Re: job hunting marketability
Start a portfolio of your projects–the good ones, of course–and polish up others that you can add to the mix to show that you have experience writing specific types of documents: design documents, technical requirements, interface descriptions, and so forth.
The big battle technical communicators are facing right now is that companies are still in a downsizing mood. They’d rather hire “an engineer who can write” rather than an English major with a flair for communicating clearly about technology. So, again, you’re ahead of me on that score. My day-job work for the last 8 years has been in a very narrow niche: technical and outreach writing for space and rocket propulsion engineering. The way I earned credibility in the aerospace field (besides getting the M.A.) was by doing a lot of extracurricular writing in my topic of choice, space exploration. So if you are looking for things to beef up your resume, I’d go in that direction. Is there a computer or coding club by you? Perhaps you could volunteer to help them write their documentation. Are there computer people or other techies who are trying to start a business? Find out if they need help writing their business plan. Diversity is helpful because it can lead to other work.
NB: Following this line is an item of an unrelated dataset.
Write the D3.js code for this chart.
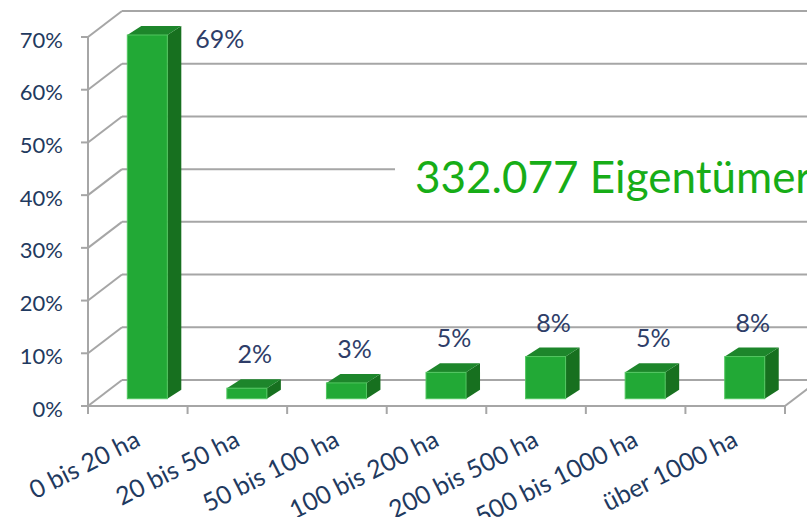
<!DOCTYPE html>
<html><head><meta charset="utf-8">
<script src="https://cdn.jsdelivr.net/npm/d3@7"></script>
<style>html,body{margin:0;padding:0;background:#fff;}svg{display:block;}</style>
</head><body>
<svg id="c" width="807" height="517"></svg>
<script>
const categories = ["0 bis 20 ha","20 bis 50 ha","50 bis 100 ha","100 bis 200 ha","200 bis 500 ha","500 bis 1000 ha","über 1000 ha"];
const values = [0.69, 0.02, 0.03, 0.05, 0.08, 0.05, 0.08];
const valueLabels = ["69%","2%","3%","5%","8%","5%","8%"];
const yTicks = [0,0.1,0.2,0.3,0.4,0.5,0.6,0.7];
const annotation = "332.077 Eigentümer";

const svg = d3.select("#c");
const FONT = "Lato, 'Open Sans', sans-serif";
const DX = 34, DY = -26;          // depth of the chart box
const BOX = 0.28, BDX = 14, BDY = -9; // bar placement inside depth
const x = d3.scaleBand().domain(categories).range([88, 785]);
const y = d3.scaleLinear().domain([0, 0.7]).range([406, 37]);
const grid = "#a6a6a6";

// back-wall gridlines and left-wall diagonals
yTicks.forEach(t => {
  svg.append("line").attr("x1", 88).attr("y1", y(t)).attr("x2", 88 + DX).attr("y2", y(t) + DY)
    .attr("stroke", grid).attr("stroke-width", 2);
  svg.append("line").attr("x1", 88 + DX).attr("y1", y(t) + DY).attr("x2", 830).attr("y2", y(t) + DY)
    .attr("stroke", grid).attr("stroke-width", 2);
});
// floor front edge and right diagonal
svg.append("line").attr("x1", 88).attr("y1", y(0)).attr("x2", 785).attr("y2", y(0)).attr("stroke", grid).attr("stroke-width", 2);
svg.append("line").attr("x1", 785).attr("y1", y(0)).attr("x2", 785 + DX).attr("y2", y(0) + DY).attr("stroke", grid).attr("stroke-width", 2);
// front vertical axis
svg.append("line").attr("x1", 88).attr("y1", y(0.7)).attr("x2", 88).attr("y2", y(0)).attr("stroke", grid).attr("stroke-width", 2);
// y ticks
yTicks.forEach(t => {
  svg.append("line").attr("x1", 81).attr("y1", y(t)).attr("x2", 88).attr("y2", y(t)).attr("stroke", grid).attr("stroke-width", 2);
  svg.append("text").attr("x", 63).attr("y", y(t) + 2).attr("text-anchor", "end").attr("dominant-baseline", "central")
    .attr("font-family", FONT).attr("font-size", 22).attr("fill", "#1f3a60").text(d3.format(".0%")(t));
});
// x ticks
const bounds = categories.map(c => x(c)).concat([x.range()[1]]);
bounds.forEach(b => {
  svg.append("line").attr("x1", b).attr("y1", y(0)).attr("x2", b).attr("y2", y(0) + 8).attr("stroke", grid).attr("stroke-width", 2);
});

// annotation text box
svg.append("rect").attr("x", 395).attr("y", 140).attr("width", 420).attr("height", 68).attr("fill", "#fff");
svg.append("text").attr("x", 415).attr("y", 193).attr("font-family", FONT).attr("font-size", 44)
  .attr("fill", "#17ad17").text(annotation);

// bars
const bw = 40;
const offX = DX * BOX, offY = DY * BOX;
categories.forEach((c, i) => {
  const v = values[i];
  const x0 = x(c) + x.bandwidth() / 2 - bw / 2 + offX;
  const x1 = x0 + bw;
  const yb = y(0) + offY, yt = y(v) + offY;
  const g = svg.append("g");
  g.append("path").attr("d", `M${x1},${yt}L${x1 + BDX},${yt + BDY}L${x1 + BDX},${yb + BDY}L${x1},${yb}Z`)
    .attr("fill", "#17701f");
  g.append("path").attr("d", `M${x0},${yt}L${x0 + BDX},${yt + BDY}L${x1 + BDX},${yt + BDY}L${x1},${yt}Z`)
    .attr("fill", "#1d862b");
  g.append("rect").attr("x", x0).attr("y", yt).attr("width", bw).attr("height", yb - yt)
    .attr("fill", "#22a936").attr("stroke", "#52c660").attr("stroke-width", 1);
  const lab = svg.append("text").attr("font-family", FONT).attr("font-size", 25).attr("fill", "#2e3d68").text(valueLabels[i]);
  if (yt + BDY - 16 < 30) {
    lab.attr("x", x1 + BDX + 14).attr("y", yt + 13).attr("text-anchor", "start");
  } else {
    lab.attr("x", x0 + bw / 2 + 8).attr("y", yt + BDY - 16).attr("text-anchor", "middle");
  }
  const cx = x(c) + x.bandwidth() / 2 + 4, cy = 445;
  svg.append("text").attr("x", cx).attr("y", cy).attr("text-anchor", "end")
    .attr("transform", `rotate(-27,${cx},${cy})`)
    .attr("font-family", FONT).attr("font-size", 25).attr("fill", "#1f3a60").text(c);
});
</script>
</body></html>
Most of my work is in proposal and marketing/outreach writing. I am not a documentation writer because that stuff bores me a little. I AM passionate about helping bright people get their messages out and their products/ideas sold. If I had one final bit of advice for you, it would be to get clear about what type of work you like to do. My blog is full of articles on such things, so I encourage you to review that as well. It covers anything from future markets for tech writing to what size company provides the best working environment. Speaking of the blog, I might post this note on my blog, since you’re not the first person to query me for advice. There are no big secrets here, so I hope you don’t mind.
Good luck to you, and keep me posted on your progress. Thanks again for contacting me.